When did you start writing?
By my teen years, my friends and I were writing parodies of musicals as part of our term projects or reports in our academic classes. They were just these silly things, but we had so much fun. I remember we had to do a report on the Congo, and my friends and I wrote My Fair Native – an historical look at the region, but with melodies taken from My Fair Lady. That kind of thing. I didn’t take any of it seriously, but we had fun.
Simultaneously, my artwork was getting a bit of attention, earned me a scholarship to Pratt Institute, so I began college studying art. But when I was at Pratt, I realized how much I missed the reading and the writing of other schools. Eventually, I transferred from Pratt to SUNY Purchase, where I was able to enjoy a mentor-mentee relationship with a professor there, the theater critic Julius Novick. He taught dramatic literature; there was no playwriting class at Purchase then. I credit Novick with being the man who gave me permission to write plays. At Purchase, I saw my first play produced, which was the proverbial “life-changing” moment.
In what ways did Novick give you permission?
He was just so un-withholding in his perception and appreciation of my talent, which is something every writer really needs. When he was asked on a student evaluation form if I should continue in the field of playwriting, he was unequivocal in his response. He wrote, “Yes!!!” With three exclamation points! That had a tremendous impact on me. It’s something I’ve thought about often as a teacher myself: when you identify promise in a student, don’t ever keep it to yourself. Make sure your student knows that you recognize something in him that he may not yet understand about himself. It’s a generosity that people who go into creative fields do not often encounter.

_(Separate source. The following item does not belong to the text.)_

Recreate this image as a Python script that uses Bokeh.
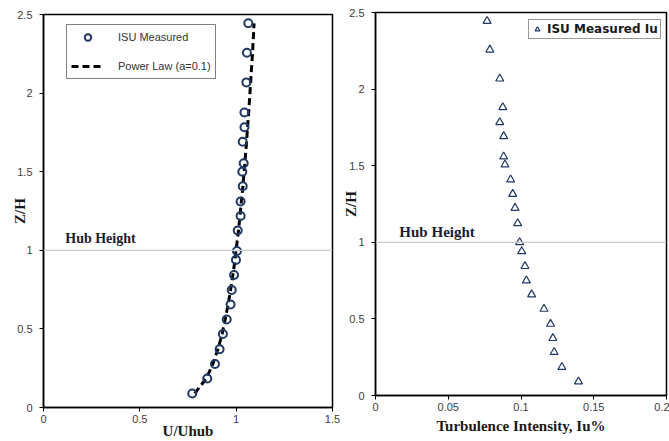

What’s the best piece of advice you can offer up-and-coming writers after so many years at the typewriter yourself?
I very often advise people not to devote all of their energies to a single project for a period of years. If you’ve been working on something for two years and you’re still not finished with it, it’s probably time to put it aside and get to work on something else. If it’s flawed after two years, those flaws will still be there when you come back to it. In the meantime, go out and write something else and learn from the flaws in that. That’s the best way to learn craft, really; it’s not about tinkering with the same piece for a hundred years. It’s about writing. Also, practically speaking, if you’ve written something promising, someone of some power or import is going to inevitably ask what else you’ve got. You’d better have something else. You don’t want to miss that opportunity.